Similarly goofy and unanswerable questions come to my mind often during the two days I spend at the site. There are countless stories and theories about the Incas and why they built Machu Picchu. Who lived here? Why? Was it really a sanctuary for virgins? (No, it doesn’t seem so.)

The experience lodged so deep in my psyche during that first trip 20 years earlier that the white granite ruins feel deeply familiar—if much more crowded. I revisit the Hitching Post of the Sun, hike to the top of the terraced agriculture sector to the Watchman’s Hut, and hunt out the Temple of the Three Windows. Over the years—and even while at the site— I have heard so many theories as to why Machu Picchu existed (to determine winter or summer solstice, for human sacrifice, for astronomical readings, to house precious gems). At some point I leave my active mind alone and simply wander, letting Machu Picchu wash over me.

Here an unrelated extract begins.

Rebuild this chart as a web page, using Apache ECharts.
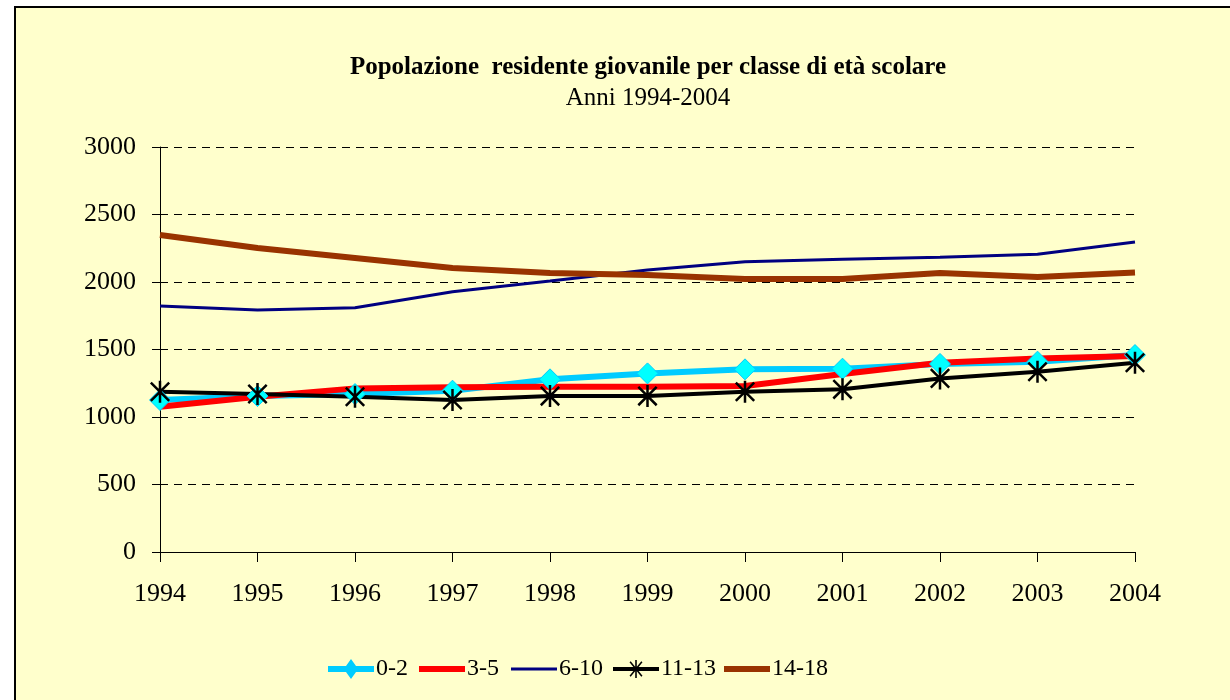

New rules are being introduced that will restrict independent movement throughout the citadel, but I find more than one empty corner and sit alone as mist descends and lifts. Hummingbirds zip past. Orchids grow wild and sway in the breeze. A hiker is visible high up on Huayna Picchu. Eventually I make my way toward the exit, then decide to sit just one last time.

That’s when the older Peruvian woman elbows me in the ribs. It’s then that I turn to take her in, and look off in the direction she indicates— to the mix of mist and clouds and rain and sun. We watch together and when she finally rises to leave, we nod farewell. I sit awhile longer, looking out. A falcon circles high above. I follow his improvised course, only the tips of his wings adjusting in the breeze. Then he swoops and dives, banks hard to the southeast, and is gone over the next peak— toward Cuzco.